NEWS

Eurogroup gives Greece only few days to sign extension

Greece was told that it has until Friday to request an extension to the current bailout or face the possibility of losing the pending funds after the second meeting of eurozone finance ministers in the last few days ended on Monday without an agreement between Athens and its partners.

Greek Finance Minister Yanis Varoufakis, however, said the government would continue talks over the next few days, regardless of any ultimatums from its partners. Varoufakis claimed that he had been shown the text of a communique earlier in the day by European Economic and Monetary Affairs Commissioner Pierre Moscovici which he was happy to sign but that this was later changed during the Eurogroup meeting for a document he could not accept.

Eurogroup President Jeroen Dijsselbloem said Athens had until Friday to request an extension, otherwise the bailout program would expire at the end of February. “Then, that’s it,” he said.
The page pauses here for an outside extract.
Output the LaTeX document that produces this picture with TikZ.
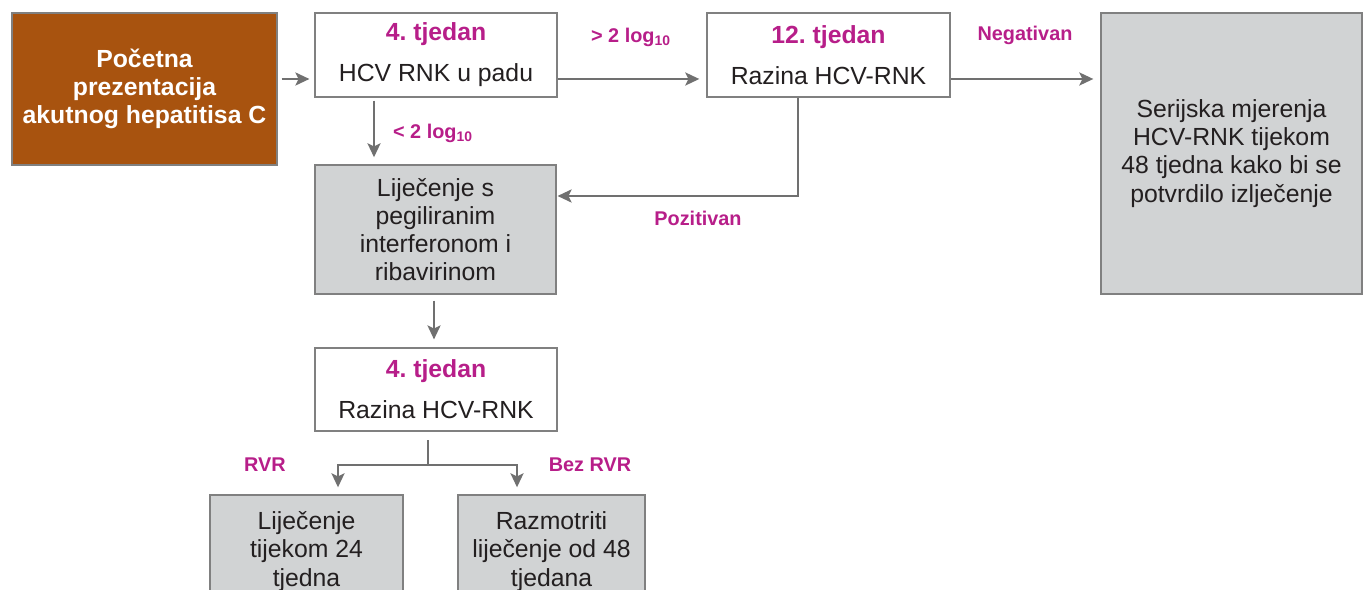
\documentclass[tikz,border=0pt]{standalone}
\usepackage{fontspec}
\setmainfont{Liberation Sans}
\usepackage{tikz}
\usetikzlibrary{arrows.meta,positioning,calc}
\frenchspacing
\definecolor{startbrown}{RGB}{168,83,15}
\definecolor{boxgray}{RGB}{209,211,212}
\definecolor{edgegray}{RGB}{128,128,128}
\definecolor{arrowgray}{RGB}{112,112,112}
\definecolor{labelmag}{RGB}{183,30,137}
\definecolor{inkdark}{RGB}{35,31,32}
\tikzset{
  box/.style={rectangle, draw=edgegray, line width=0.8pt, fill=white, text=inkdark, align=center, inner sep=0pt, font=\fontsize{14.1}{16}\selectfont},
  graybox/.style={box, fill=boxgray},
  startbox/.style={box, fill=startbrown, text=white, font=\fontsize{14.1}{16}\selectfont\bfseries},
  flow/.style={draw=arrowgray, line width=0.9pt, -{Stealth[length=8pt,width=7.5pt,inset=1.8pt]}},
  branch/.style={draw=arrowgray, line width=0.9pt},
  tag/.style={text=labelmag, inner sep=0pt, font=\fontsize{11.3}{13}\selectfont\bfseries}
}

\begin{document}
\begin{tikzpicture}[x=0.02cm,y=-0.02cm]
  \useasboundingbox (0,0) rectangle (1364,590);

  % top row
  \node[startbox, minimum width=5.3cm, minimum height=3.04cm] (start) at (144.5,89)
    {Početna\\ prezentacija\\ akutnog hepatitisa C};
  \node[box, minimum width=4.84cm, minimum height=1.68cm] (wk4a) at (436,55)
    {{\color{labelmag}\bfseries 4. tjedan}\\[7.3pt] HCV RNK u padu};
  \node[box, minimum width=4.86cm, minimum height=1.68cm] (wk12) at (828.5,55)
    {{\color{labelmag}\bfseries 12. tjedan}\\[7.3pt] Razina HCV-RNK};
  \node[graybox, minimum width=5.22cm, minimum height=5.62cm] (serial) at (1231.5,153.5)
    {Serijska mjerenja\\ HCV-RNK tijekom\\ 48 tjedna kako bi se\\ potvrdilo izlječenje};

  % treatment column
  \node[graybox, minimum width=4.82cm, minimum height=2.58cm] (treat) at (435.5,229.5)
    {Liječenje s\\ pegiliranim\\ interferonom i\\ ribavirinom};
  \node[box, minimum width=4.84cm, minimum height=1.66cm] (wk4b) at (436,389.5)
    {{\color{labelmag}\bfseries 4. tjedan}\\[7.3pt] Razina HCV-RNK};
  \node[graybox, minimum width=3.86cm, minimum height=2.26cm] (rvr) at (306.5,551.5)
    {Liječenje\\ tijekom 24\\ tjedna};
  \node[graybox, minimum width=3.74cm, minimum height=2.26cm] (norvr) at (551.5,551.5)
    {Razmotriti\\ liječenje od 48\\ tjedana};

  % helper points for the connectors
  \coordinate (rowA) at (0,79);
  \coordinate (rowB) at (0,196);
  \coordinate (colA) at (374,0);
  \coordinate (colB) at (798,0);
  \coordinate (colT) at (434,0);
  \coordinate (split) at (428,465);
  \coordinate (colC) at (338,0);
  \coordinate (colD) at (517,0);

  \draw[flow, shorten <=2.3pt, shorten >=2.8pt] (start.east |- rowA) -- (wk4a.west |- rowA);
  \draw[flow, shorten >=4pt] (wk4a.east |- rowA) -- (wk12.west |- rowA);
  \draw[flow, shorten >=4pt] (wk12.east |- rowA) -- (serial.west |- rowA);
  \draw[flow, shorten <=1.7pt, shorten >=4pt] (wk4a.south -| colA) -- (treat.north -| colA);
  \draw[flow, shorten >=0.5pt] (wk12.south -| colB) |- (treat.east |- rowB);
  \draw[flow, shorten <=3.4pt, shorten >=4.5pt] (treat.south -| colT) -- (wk4b.north -| colT);
  \draw[branch, shorten <=5pt] (wk4b.south -| split) -- (split);
  \draw[flow, shorten >=4pt] (split) -| (rvr.north -| colC);
  \draw[flow, shorten >=4pt] (split) -| (norvr.north -| colD);

  % labels on the connectors
  \node[tag] (up) at (631,37) {> 2 log\textsubscript{10}};
  \node[tag] (down) at (433,133) {< 2 log\textsubscript{10}};
  \node[tag] (neg) at (1025,35) {Negativan};
  \node[tag] (pos) at (698,218) {Pozitivan};
  \node[tag] (yes) at (265,465) {RVR};
  \node[tag] (no) at (590,465) {Bez RVR};
\end{tikzpicture}
\end{document}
“The general feeling in the Eurogroup is still that the best way forward would be for the Greek authorities to seek an extension of the program,” he told a joint press conference with Moscovici and International Monetary Fund chief Christine Lagarde.

If a request for an extension is made, Greece can present alternative measures but not roll back previous reforms or take “unilateral steps,” Dijsselbloem said, noting that Greece’s demand for a “bridge” agreement was essentially “just another word” for an extension.

The Eurogroup chief underlined the need to “rebuild trust.” He suggested that a new program would not differ greatly from the previous one. “The rules and regulations talk about strict conditionalities. It would still be about fiscal sustainability,” he said.

Varoufakis insisted that he was prepared to sign the text he was shown by Moscovici “there and then” but was perplexed as to why this was changed for a communique not acceptable to the Greek delegation. Nevertheless, the Greek finance minister was confident that an agreement could be found soon, allowing for Greece to retain its loan agreement over the next four months in return for certain conditions. The SYRIZA-led coalition hopes this will give Greece and its lenders enough time to negotiate a more comprehensive deal that includes debt relief.

“I have no doubt that within the next 48 hours Europe is going to come together and we shall find the phrasing that is necessary so that we can submit it and move on to do the real work that is necessary,” he said.

Moscovici, however, stressed that there is “no alternative to the extension of the current program.” He called on the Greek government to request an extension, adding that there would be “flexibility over the short term.” “During the extension, we will have time to work on details,” he said. “We have to be logical, not ideological.”

Moscovici suggested that Greek authorities had not provided their interlocutors with details of their proposal in technical-level discussions, notably in relation to the 70 percent of the memorandum that Greece has indicated that it accepts and the 30 percent it has rejected.